According to Newmark’s report, “Manufacturing Momentum: Five Years In—Progress, Pressures and New Priorities,” manufacturing investment is doing well. The report noted that “the pace of investments peaked in 2022, (and) a reacceleration is underway.” The past year was ranked as the most active for manufacturing investment in three years.

The Newmark analysts indicated that, since 2020, announcements of active major manufacturing investments:
- Totaled 500-plus projects
- Equaled $772 billion in investments
- Pledged 400,000 new jobs
- Generated a minimum of 350 million square feet in new manufacturing inventory
The Industry Mix
Like most commercial real estate areas, industrial manufacturing has different subsectors. Not all subsectors are equal. Nor are their investments.
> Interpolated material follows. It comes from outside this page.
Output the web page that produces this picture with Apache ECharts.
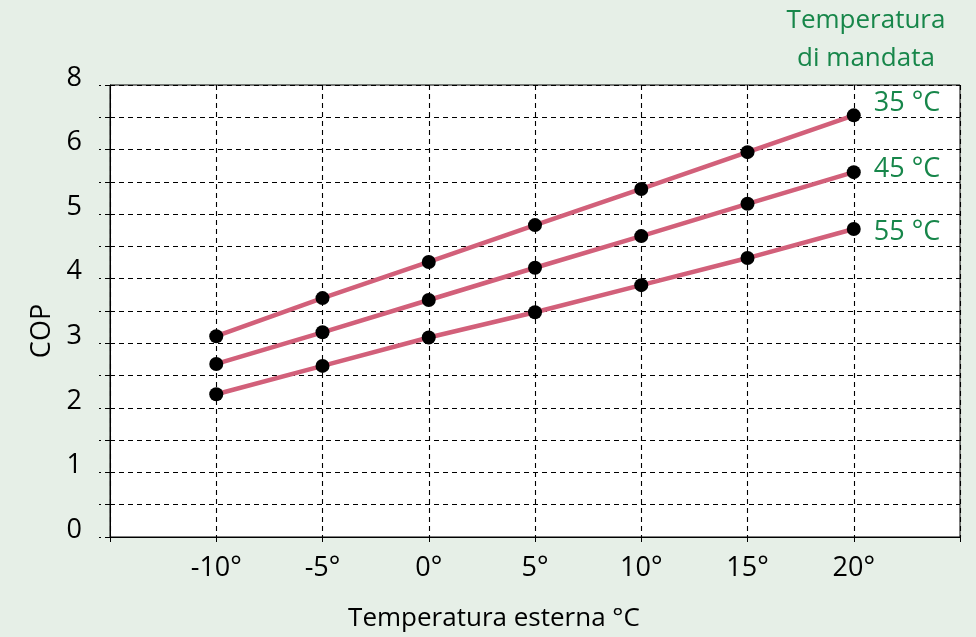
<!DOCTYPE html>
<html>
<head>
<meta charset="utf-8">
<script src="https://cdn.jsdelivr.net/npm/echarts@6/dist/echarts.min.js"></script>
<style>
  html, body { margin: 0; padding: 0; background: #e6efe7; }
  #chart { width: 976px; height: 637px; }
</style>
</head>
<body>
<div id="chart"></div>
<script>
'use strict';
// temperature esterna (°C)
var temps = [-10, -5, 0, 5, 10, 15, 20];
// COP per temperatura di mandata
var cop35 = [3.11, 3.70, 4.26, 4.83, 5.39, 5.96, 6.53];
var cop45 = [2.68, 3.17, 3.67, 4.17, 4.66, 5.16, 5.65];
var cop55 = [2.21, 2.65, 3.09, 3.48, 3.90, 4.32, 4.77];
var seriesNames = ['35 °C', '45 °C', '55 °C'];
// etichette asse Y come nel disegno (in cima c'è "8")
var yTickLabels = { 0: '0', 1: '1', 2: '2', 3: '3', 4: '4', 5: '5', 6: '6', 7: '8' };

var font = '"Open Sans", sans-serif';
var green = '#17864a';
var pink = '#d2607a';
var dash = [5, 4];

function pairs(vals) {
	return temps.map(function (t, i) { return [t, vals[i]]; });
}

function line(name, vals, dy) {
	return {
		name: name,
		type: 'line',
		data: pairs(vals),
		symbol: 'circle',
		symbolSize: 14,
		itemStyle: { color: '#000' },
		lineStyle: { color: pink, width: 4.5 },
		z: 3,
		endLabel: {
			show: true,
			formatter: name,
			color: green,
			fontFamily: font,
			fontSize: 27,
			offset: [12, dy]
		},
		emphasis: { disabled: true }
	};
}

var chart = echarts.init(document.getElementById('chart'));
chart.setOption({
	animation: false,
	backgroundColor: '#e6efe7',
	title: {
		text: 'Temperatura\ndi mandata',
		left: 861,
		top: -3,
		textAlign: 'center',
		textStyle: {
			color: green,
			fontFamily: font,
			fontWeight: 'normal',
			fontSize: 26,
			lineHeight: 38,
			align: 'center'
		}
	},
	grid: {
		left: 110,
		top: 85,
		right: 16,
		bottom: 100,
		show: true,
		backgroundColor: '#fff',
		borderColor: '#000',
		borderWidth: 1
	},
	xAxis: {
		type: 'value',
		min: -15,
		max: 25,
		interval: 5,
		name: 'Temperatura esterna °C',
		nameLocation: 'middle',
		nameGap: 69,
		nameTextStyle: {
			color: '#000',
			fontFamily: font,
			fontSize: 26,
			padding: [0, 82, 0, 0]
		},
		axisLine: { onZero: false, lineStyle: { color: '#000', width: 1 } },
		axisTick: { show: true, length: 8, lineStyle: { color: '#000', type: dash } },
		axisLabel: {
			color: '#000',
			fontFamily: font,
			fontSize: 27,
			margin: 18,
			formatter: function (v) {
				return (v === -15 || v === 25) ? '' : v + '°';
			}
		},
		splitLine: { show: true, lineStyle: { color: '#000', type: dash, width: 1.1 } }
	},
	yAxis: {
		type: 'value',
		min: 0,
		max: 7,
		interval: 0.5,
		name: 'COP',
		nameLocation: 'middle',
		nameGap: 54,
		nameTextStyle: {
			color: '#000',
			fontFamily: font,
			fontSize: 27,
			padding: [0, 40, 0, 0]
		},
		axisLine: { show: true, onZero: false, lineStyle: { color: '#000', width: 1 } },
		axisTick: { show: true, length: 11, lineStyle: { color: '#000', type: dash } },
		axisLabel: {
			color: '#000',
			fontFamily: font,
			fontSize: 27,
			margin: 28,
			lineHeight: 14,
			verticalAlign: 'bottom',
			formatter: function (v) {
				return yTickLabels[v] !== undefined ? yTickLabels[v] : '';
			}
		},
		splitLine: { show: true, lineStyle: { color: '#000', type: dash, width: 1.1 } }
	},
	series: [
		line(seriesNames[0], cop35, -12),
		line(seriesNames[1], cop45, -3),
		line(seriesNames[2], cop55, 3)
	]
});
</script>
</body>
</html>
The report pointed out that investment commitments grew in high-tech/digitalization and biomanufacturing; expansion in the former is driven by robotics and defense growth. On the other hand, manufacturing investment in the automotive sector declined due to “softer consumer demand and fluctuating federal and local legislation and incentives.”
The Regional Story
Though manufacturing investment is picking up, the report acknowledged that the industry faced challenges in 2025 due to trade policy uncertainty. Higher input costs and weaker external demand led to a reduction in employment.
However, “regions with strong manufacturing investment are bucking the trend,” the Newmark analysts wrote. For example, while the U.S. lost 151,000 manufacturing jobs between Q2 2024 and Q2 2025, Texas, which had the most project announcements, added 10,000 jobs at the same time.
Additionally, other areas with at least 10 major manufacturing investments include Phoenix, AZ, Columbus, OH and Indianapolis, IN. “Manufacturing has had an even more visible impact on a much smaller market, like Savannah, GA,” the report said, citing Hyundai’s Metaplant as the main reason.
The Inevitable Snags
While the report was generally positive about manufacturing investments, it also indicated that it is “in a maelstrom moment, being catalyzed and constrained by a cavalcade of forces.” The multiple challenges include:
- Ongoing geological tensions
- Technological advancement in future-shaping industries
- Evolving technology policies
- Power and labor constraints
While tariffs and trade issues put pressure on supply chains, “the U.S. government is making significant moves in this sector,” which have included reducing regulatory barriers to production, striking agreements with mineral-rich allies and allocating $7.5 billion toward critical mineral investments.
The report concluded by calling for liquidity across the entire manufacturing value chain. In citing $50 billion in major manufacturing projects cancelled over the past five years, the report noted that the underlying issue remains financial pressures.
“Financial viability and securing capital are now as critical as other site selection fundamentals, such as power and labor,” the report added.